The Angel Totrosiyah at the Seventh Palace Gate
A mystic ascends toward the divine throne through seven guarded palaces, where fire, blood-clouds, and angelic examiners test every soul.
Table of Contents
The Road to the Throne Was Not Open Country
A person who sought the Merkavah, the divine chariot-throne, did not simply close his eyes and arrive. He entered a road with gates, guards, names, and credentials. At each gate, something was demanded. At the seventh gate, the demand was total.
The palaces of the heavenly ascent are not metaphors for spiritual states. In the Heikhalot imagination, they are places with geography, staffing, and rules. The mystic who prepares himself, who fasts and purifies and learns the correct names and seals, still arrives at each gate as a stranger being examined. Holiness does not grant automatic passage. It grants the right to be examined.
Named Guards at the First Palaces
From the outermost palace inward, every gate has its guardian. Lahabhiel, Kashrael, Gahoriel, Zekhuthiel, Tophhiel, Lahariel, Mathkiel, and Shuwael, each name is a lock and a map at the same time. In Jewish mystical writing, a name can hold a boundary, because names are not merely labels. They define the nature of what they name.
A guard whose name means something like the one who burns light cannot be circumvented by a traveler who does not understand fire. A guard whose name means something like merit-of-God cannot be passed by someone who has not grappled with what merit means. The names are the examination.
The outer palaces can be difficult. But the outer palaces are also practice. The fourth palace already thickens with danger. The fifth requires more. By the sixth, the tradition records that even worthy mystics have been turned back, struck with trembling, or made unable to speak.
Beyond the Firmament
Totrosiyah stands beyond the firmament, in the space between the sixth and seventh palaces where ordinary heavenly geography gives way to something the texts struggle to describe. The angel is not merely a guard. Totrosiyah is a presence so intense that the atmosphere around it is described in terms of fire and blood-clouds, light and redness together, the colors of a world where the boundary between holiness and destruction is thinner than breath.
The mystic who reaches Totrosiyah must present the two seals: one for entry and one for departure. Both matter equally. The ascent to the divine throne is not complete until the mystic has also negotiated the return. Entry without the return seal is a one-way door.
The tradition is insistent on this. The ascent is not a self-annihilation. The goal is not to dissolve into divine fire. The goal is to approach the throne, witness the Merkavah, receive the vision, and come back, intact, able to speak, carrying what was seen back into the world of Torah and community.
Dumiel Tests What the Others Cannot
Dumiel, whose name carries something of silence and judgment, examines the mystic's worthiness at the point where all external credentials have been presented. The seals are shown. The names have been spoken. And still Dumiel asks a deeper question: is this the kind of person who ought to see what is on the other side?

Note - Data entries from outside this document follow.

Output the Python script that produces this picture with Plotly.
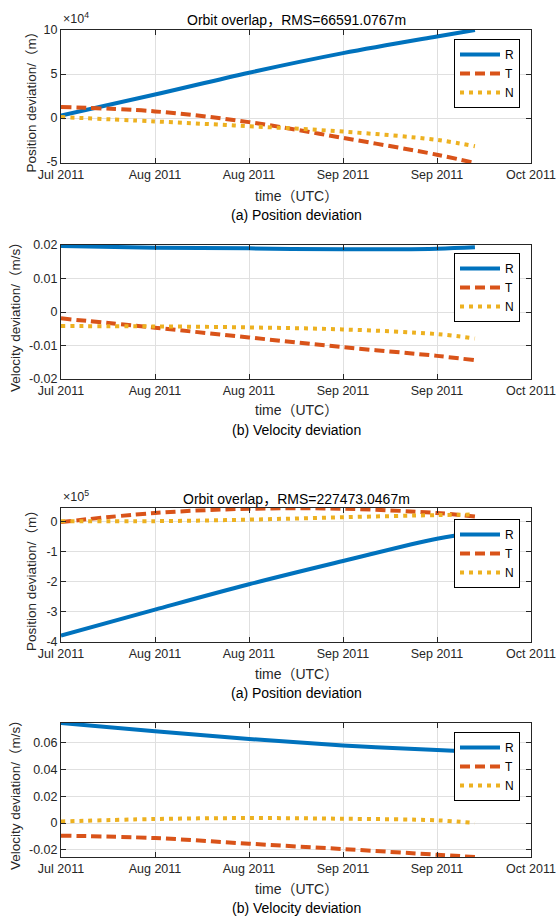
import plotly.graph_objects as go

# ---------------- data ----------------
epochs = ["2011-07-20 00:00", "2011-08-03 14:24", "2011-08-18 04:48",
          "2011-09-01 19:12", "2011-09-16 09:36", "2011-09-22 07:00"]

# case 1 position deviation (m)
p1_R = [3000, 26700, 51500, 73700, 92700, 100000]
p1_T = [12600, 7600, -4600, -22500, -41600, -51000]
p1_N = [1100, -3800, -9200, -15300, -24800, -32000]
# case 1 velocity deviation (m/s)
v1_R = [0.0197, 0.0192, 0.0190, 0.0187, 0.0189, 0.0193]
v1_T = [-0.0019, -0.0047, -0.0076, -0.0105, -0.0131, -0.0144]
v1_N = [-0.0042, -0.0043, -0.0046, -0.0052, -0.0066, -0.0079]
# case 2 position deviation (m)
p2_R = [-379000, -293000, -209000, -132000, -58000, -40000]
p2_T = [-3000, 27000, 41000, 41000, 27000, 15000]
p2_N = [0, 0, 5000, 13000, 20000, 22000]
# case 2 velocity deviation (m/s)
v2_R = [0.0745, 0.0683, 0.0626, 0.0578, 0.0543, 0.0530]
v2_T = [-0.0094, -0.0112, -0.0154, -0.0194, -0.0236, -0.0253]
v2_N = [0.0012, 0.0030, 0.0037, 0.0032, 0.0020, 0.0000]

series_names = ["R", "T", "N"]
titles = ["Orbit overlap，RMS=66591.0767m", None, "Orbit overlap，RMS=227473.0467m", None]
ylabels = ["Position deviation/（m）", "Velocity deviation/（m/s）",
           "Position deviation/（m）", "Velocity deviation/（m/s）"]
xlabel = "time（UTC）"
subtitles = ["(a) Position deviation", "(b) Velocity deviation",
             "(a) Position deviation", "(b) Velocity deviation"]
exponents = ["×10<sup>4</sup>", None, "×10<sup>5</sup>", None]

xtick_vals = ["2011-07-20 00:00", "2011-08-03 14:24", "2011-08-18 04:48",
              "2011-09-01 19:12", "2011-09-16 09:36", "2011-10-01 00:00"]

y_ticks = [
    ([-50000, 0, 50000, 100000], ["-5", "0", "5", "10"]),
    ([-0.02, -0.01, 0, 0.01, 0.02], ["-0.02", "-0.01", "0", "0.01", "0.02"]),
    ([-400000, -300000, -200000, -100000, 0], ["-4", "-3", "-2", "-1", "0"]),
    ([-0.02, 0, 0.02, 0.04, 0.06], ["-0.02", "0", "0.02", "0.04", "0.06"]),
]
y_ranges = [[-51000, 100000], [-0.02, 0.02], [-400000, 43500], [-0.0253, 0.0745]]

panels = [(p1_R, p1_T, p1_N), (v1_R, v1_T, v1_N), (p2_R, p2_T, p2_N), (v2_R, v2_T, v2_N)]

# ---------------- layout helpers ----------------
W, H = 556, 918
def px(x): return x / W
def py(y): return 1 - y / H

plot_left, plot_right = 61, 531
plot_tb = [(30, 163), (245, 379), (508, 642), (723, 857)]
legend_top = [39, 253, 519, 732]
title_y = [20.5, None, 499, None]
xtitle_y = [196, 410, 674, 889]
sub_y = [215, 430, 693, 908]
ylabel_x = [31, 15, 31, 15]

colors = ["#0072BD", "#D95319", "#EDB120"]
dashes = ["solid", "10px,5px", "4px,5px"]
FONT = "Liberation Sans, Arial, Noto Sans CJK SC, sans-serif"
TXT = "#262626"

fig = go.Figure()
layout = dict(width=W, height=H, margin=dict(l=0, r=0, t=0, b=0, autoexpand=False),
              paper_bgcolor="white", plot_bgcolor="white",
              font=dict(family=FONT, size=12, color=TXT), annotations=[])

for i, data in enumerate(panels):
    n = i + 1
    xa = "x" if n == 1 else f"x{n}"
    ya = "y" if n == 1 else f"y{n}"
    lg = "legend" if n == 1 else f"legend{n}"
    for s, name in enumerate(series_names):
        fig.add_trace(go.Scatter(
            x=epochs, y=data[s], name=name, mode="lines",
            line=dict(color=colors[s], width=4, dash=dashes[s], shape="spline"),
            xaxis=xa, yaxis=ya, legend=lg))
    top, bot = plot_tb[i]
    axis_common = dict(showline=True, linecolor=TXT, linewidth=1, mirror="ticks",
                       ticks="inside", ticklen=5, tickcolor=TXT, tickwidth=1,
                       showgrid=True, gridcolor="#e0e0e0", gridwidth=1, automargin=False,
                       zeroline=False, tickfont=dict(size=12.5, color=TXT, family=FONT))
    layout["xaxis" if n == 1 else f"xaxis{n}"] = dict(
        axis_common, domain=[px(plot_left), px(plot_right)], anchor=ya, type="date",
        range=["2011-07-20 00:00", "2011-10-01 00:00"], tickvals=xtick_vals,
        tickformat="%b %Y")
    layout["yaxis" if n == 1 else f"yaxis{n}"] = dict(
        axis_common, domain=[py(bot), py(top)], anchor=xa, range=y_ranges[i],
        tickvals=y_ticks[i][0], ticktext=y_ticks[i][1])
    layout[lg] = dict(x=px(520), y=py(legend_top[i]), xanchor="right", yanchor="top",
                      bgcolor="white", bordercolor="black", borderwidth=1,
                      font=dict(size=12, color="black", family=FONT),
                      itemwidth=40, tracegroupgap=0)
    cx = px((plot_left + plot_right) / 2)
    if titles[i]:
        layout["annotations"].append(dict(text=titles[i], x=cx, y=py(title_y[i]),
            xref="paper", yref="paper", showarrow=False, xanchor="center", yanchor="middle",
            font=dict(size=14, color="black")))
    if exponents[i]:
        layout["annotations"].append(dict(text=exponents[i], x=px(plot_left), y=py(top - 2),
            xref="paper", yref="paper", showarrow=False, xanchor="left", yanchor="bottom",
            font=dict(size=12.5, color=TXT)))
    layout["annotations"].append(dict(text=xlabel, x=cx, y=py(xtitle_y[i]),
        xref="paper", yref="paper", showarrow=False, xanchor="center", yanchor="middle",
        font=dict(size=14, color=TXT)))
    layout["annotations"].append(dict(text=subtitles[i], x=cx, y=py(sub_y[i]),
        xref="paper", yref="paper", showarrow=False, xanchor="center", yanchor="middle",
        font=dict(size=14, color="black")))
    layout["annotations"].append(dict(text=ylabels[i], x=px(ylabel_x[i]), y=py((top + bot) / 2 + 2),
        xref="paper", yref="paper", showarrow=False, xanchor="center", yanchor="middle",
        textangle=-90, font=dict(size=13.5, color=TXT)))

fig.update_layout(**layout)
fig.write_html("out.html", config={"displayModeBar": False},
               post_script="document.body.style.margin='0';")
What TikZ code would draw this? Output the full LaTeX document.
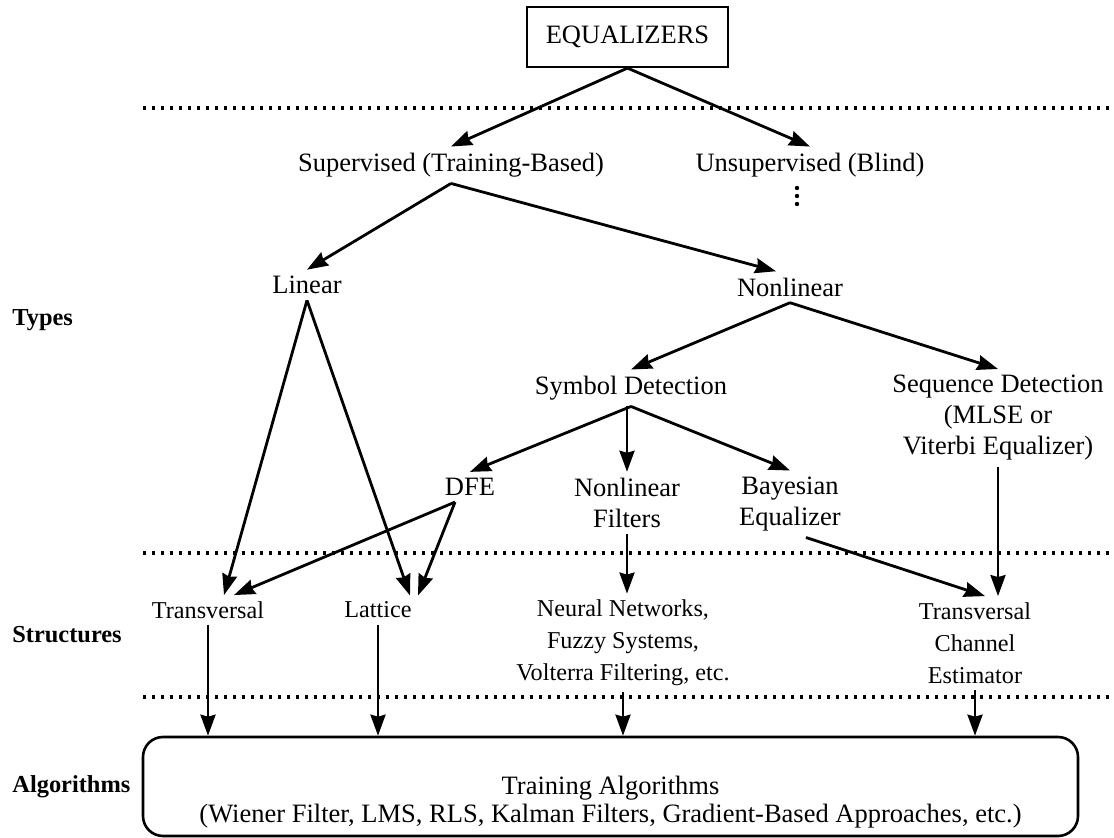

This is the gate that cannot be prepared for by study alone. The prior gates tested knowledge. Dumiel tests the person beneath the knowledge. A scholar who has memorized every seal and every name may still not pass. What passes is something harder to describe than learning, something closer to the integrity between what a person believes and what a person is.
Those who pass look up and see the seventh palace: fire and light and the beginning of the presence they have traveled through seven gates to reach.